A friend of mine shared an earlier article, Teaching Hunger, with a story of her own.

Picture a high school cafeteria where the meal options are separated by lines and a student is permitted to eat from one line, although the parents in some of our counties are paying for their kids’ meals.

Well, a student wanted mashed potatoes but he didn’t want the nuggets that went with them, so he took food from both lines. Long story short, the lunch lady told a teacher who went and took the potatoes off the tray … and threw them in the garbage.

You read that right; the potatoes were taken from a student who was eating them and thrown in the garbage. The student eventually was suspended for his many defiant acts of taking mashed potatoes from the other line.

Yep, you read it right; he was suspended for eating mashed potatoes because it was against the rules to eat from both lines.

So let’s dissect this:

A teenage boy wanted mashed potatoes in the school cafeteria line, so he took the potatoes from the second line and, while he was eating them, a teacher removed the potatoes and threw them into the trash.

Taking food that a child was eating and throwing it into the trash simply because it was taken from a different line from his meat dish accomplishes what, really? Did it teach him to not prefer mashed potatoes? Did it help him to have a full stomach, which has been directly linked to better school and learning performance? Did it serve any real purpose other than enforcing nonsensical rules?

What is so important about meal standards that the cafeteria has to be set up in a way that doesn’t allow the kids to choose what they want for a side dish?

We talk about food insecurity and hunger, and then we prevent and punish kids from eating what they want in a school cafeteria line? What good did it do for the student to be suspended over defying an order to not eat mashed potatoes? Was he punished even further if his home didn’t have enough food for him during his days home? And what is his permanent record going to say to a college should he wish to attend?

Was he labeled as a troublemaker and then targeted for other ridiculous offenses?

And let’s just take a minute to speak to the fact that I was raised to follow rules. I still, at an age quickly approaching 50, won’t walk through my neighbor’s yard to take a shortcut because of those rules. But then something happened as I grew up and was on my own. I soon began to realize that some rules are ridiculous and shouldn’t exist in the first place, and following them just feeds the ridiculousness.

I began to realize that if something was upsetting me and those I cared about, that there was a huge chance it was upsetting others, too.

That’s when  I began to organize folks to speak out against ridiculous laws and policies.

I’m not going to entertain any conversations about how the student should’ve followed rules and how this is what’s wrong with society because that’s a ridiculous comment made to divert attention away from the fact students are being suspended from school for eating out of two cafeteria lines.

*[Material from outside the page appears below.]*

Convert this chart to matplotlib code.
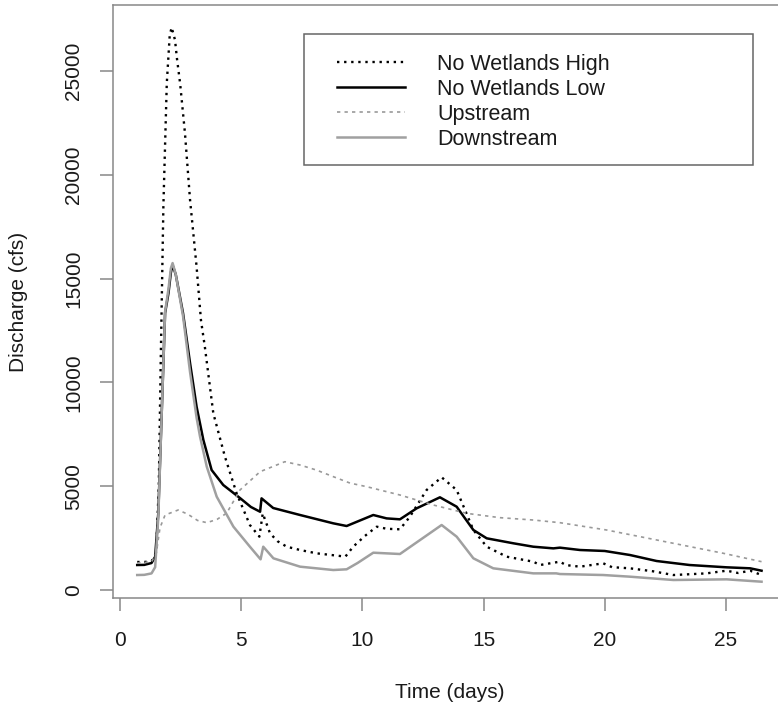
import matplotlib
matplotlib.use('Agg')
import matplotlib.pyplot as plt
from matplotlib.patches import Rectangle

plt.rcParams['font.family'] = ['Liberation Sans', 'DejaVu Sans']

# 读图估计的数据（时间单位：天，流量单位：cfs）
high_days = [0.71, 1.0, 1.3, 1.45, 1.5, 1.6, 1.68, 1.79, 1.93, 2.05, 2.13, 2.2, 2.27, 2.35,
             2.48, 2.68, 2.89, 3.16, 3.34, 3.5, 3.85, 4.33, 4.81, 5.36, 5.75, 5.89, 6.19,
             6.5, 6.88, 7.43, 8.11, 9.08, 9.3, 9.62, 10.1, 10.59, 11.0, 11.55, 11.96, 12.65,
             13.27, 13.89, 14.58, 15.13, 15.95, 17.05, 17.33, 18.15, 18.4, 18.98, 19.94,
             20.3, 21.04, 22.0, 22.83, 23.5, 24.2, 25.03, 25.5, 26.0, 26.47]
high_q = [1350, 1350, 1380, 1700, 2000, 5000, 11000, 18500, 24400, 26700, 27100, 26800,
          26490, 25600, 24400, 22010, 18790, 15570, 13000, 11720, 8510, 6420, 4660, 3130,
          2570, 3690, 2730, 2350, 2086, 1927, 1767, 1638, 1610, 2086, 2600, 3050, 2950,
          2924, 3531, 4817, 5430, 4817, 2890, 2086, 1606, 1365, 1204, 1365, 1200, 1124,
          1285, 1100, 1045, 900, 722, 760, 802, 930, 820, 930, 722]

low_days = [0.71, 1.0, 1.3, 1.45, 1.58, 1.72, 1.86, 2.0, 2.1, 2.17, 2.3, 2.6, 2.89, 3.16,
            3.44, 3.78, 4.26, 4.95, 5.4, 5.78, 5.84, 6.32, 7.43, 8.8, 9.35, 9.8, 10.45,
            11.0, 11.55, 12.24, 13.2, 13.89, 14.58, 15.13, 16.23, 17.05, 17.88, 18.15,
            18.98, 20.0, 21.04, 22.14, 23.5, 25.03, 26.0, 26.47]
low_q = [1204, 1210, 1300, 1600, 3700, 8500, 13340, 14300, 15300, 15650, 15200, 13340,
         10930, 8830, 7225, 5780, 5058, 4430, 4000, 3770, 4415, 3950, 3613, 3212, 3083,
         3300, 3613, 3450, 3405, 3935, 4465, 4013, 2890, 2490, 2250, 2086, 2006, 2040,
         1927, 1880, 1686, 1397, 1204, 1093, 1045, 930]

up_days = [0.71, 1.3, 1.5, 1.65, 1.86, 2.4, 2.8, 3.2, 3.58, 4.0, 4.4, 4.95, 5.78, 6.8,
           7.43, 8.1, 8.8, 9.49, 10.18, 11.55, 12.93, 14.3, 15.68, 17.05, 18.15, 20.08,
           22.83, 24.9, 26.47]
up_q = [1300, 1350, 1800, 3000, 3613, 3854, 3650, 3350, 3243, 3400, 3700, 4817, 5700,
        6180, 6020, 5780, 5460, 5150, 4977, 4576, 4094, 3693, 3484, 3372, 3243, 2890,
        2250, 1767, 1365]

down_days = [0.71, 1.0, 1.3, 1.45, 1.58, 1.72, 1.86, 2.0, 2.1, 2.17, 2.3, 2.6, 2.89, 3.16,
             3.3, 3.58, 3.99, 4.68, 5.36, 5.8, 5.91, 6.33, 7.43, 8.8, 9.35, 9.8, 10.45,
             11.55, 12.38, 13.27, 13.89, 14.58, 15.4, 17.05, 18.0, 18.15, 19.94, 21.04,
             22.83, 25.03, 26.47]
down_q = [722, 730, 800, 1100, 3500, 8500, 13400, 14500, 15500, 15750, 15200, 13200,
          10500, 8300, 7400, 5940, 4495, 3050, 2086, 1478, 2086, 1527, 1124, 963, 997,
          1300, 1797, 1734, 2408, 3131, 2570, 1527, 1045, 802, 802, 770, 722, 642, 482,
          514, 400]

labels = ['No Wetlands High', 'No Wetlands Low', 'Upstream', 'Downstream']

fig = plt.figure(figsize=(7.78, 7.15), dpi=100)
# 原图右侧被裁掉，所以坐标区超出画布
ax = fig.add_axes([113 / 778, 117 / 715, 674 / 778, 593 / 715])

ax.plot(high_days, high_q, color='black', lw=1.7, ls=(0, (1, 2)), label=labels[0])
ax.plot(low_days, low_q, color='black', lw=1.8, label=labels[1])
ax.plot(up_days, up_q, color='#999999', lw=1.2, ls=(0, (2, 2.5)), label=labels[2])
ax.plot(down_days, down_q, color='#a0a0a0', lw=1.8, label=labels[3])

ax.set_xlim(-0.289, 27.52)
ax.set_ylim(-385, 28180)
ax.set_xticks([0, 5, 10, 15, 20, 25])
ax.set_yticks([0, 5000, 10000, 15000, 20000, 25000])
ax.tick_params(direction='out', length=9.5, width=1.1, color='#888888',
               labelsize=15, labelcolor='#1a1a1a')
ax.tick_params(axis='x', pad=14)
ax.tick_params(axis='y', pad=12)
for lbl in ax.get_yticklabels():
    lbl.set_rotation(90)
    lbl.set_va('center')
for sp in ax.spines.values():
    sp.set_color('#888888')
    sp.set_linewidth(1.1)

ax.set_xlabel('Time (days)', fontsize=15, color='#1a1a1a', va='center')
ax.xaxis.set_label_coords(0.5, -0.160)
ax.set_ylabel('Discharge (cfs)', fontsize=15, color='#1a1a1a', va='center')
ax.yaxis.set_label_coords(-0.1395, 0.5)

# 图例：无边框图例 + 手动画外框
ax.legend(frameon=False, loc='upper left', bbox_to_anchor=(0.3323, 0.918),
          borderaxespad=0, borderpad=0, handlelength=3.16, handletextpad=1.49,
          labelspacing=0.19, fontsize=15.5, labelcolor='#1a1a1a')
ax.add_patch(Rectangle((0.2834, 0.730), 0.6662, 0.221, transform=ax.transAxes,
                       fill=False, ec='#666666', lw=1.1))

fig.savefig('out.png', dpi=100)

Why would the teacher simply throw away the potatoes instead of acknowledging that maybe the student should be allowed them?

Why was there not a discussion about how that policy could be changed? Why do we allow bureaucracy to breed a punitive environment that is harmful and degrading?

I get it. Standing up to power is scary. We’re afraid of retaliation. We’re afraid of making it harder for our kids. But what’s the risk of not doing it? We’re allowing policies to feed the school to the prison pipeline. We’re allowing kids to be punished for wanting to eat what they like!

It takes a village to raise a child, as the saying goes, but I’m going to add “well” to the end of it. It takes a village to raise a child well. When we hear stories like this one from our child or our neighbor or our friend’s child then we need to not just utter that it’s ridiculous, but instead we need to push for change.

And there are avenues to take. Start with the school’s Local School Improvement Council. And then, if that doesn’t bring the change, go to the board. Have your kids speak out about what they feel would make meals (or suspensions or schedules or any issue) better at school. Have school and board administrators explain why the policy is written as it is and then push for a collaboration of change.

Sometimes rules need to be broken so they can be righted. Perspectives shape policy and we each have our own perspective. Use it before you lose it.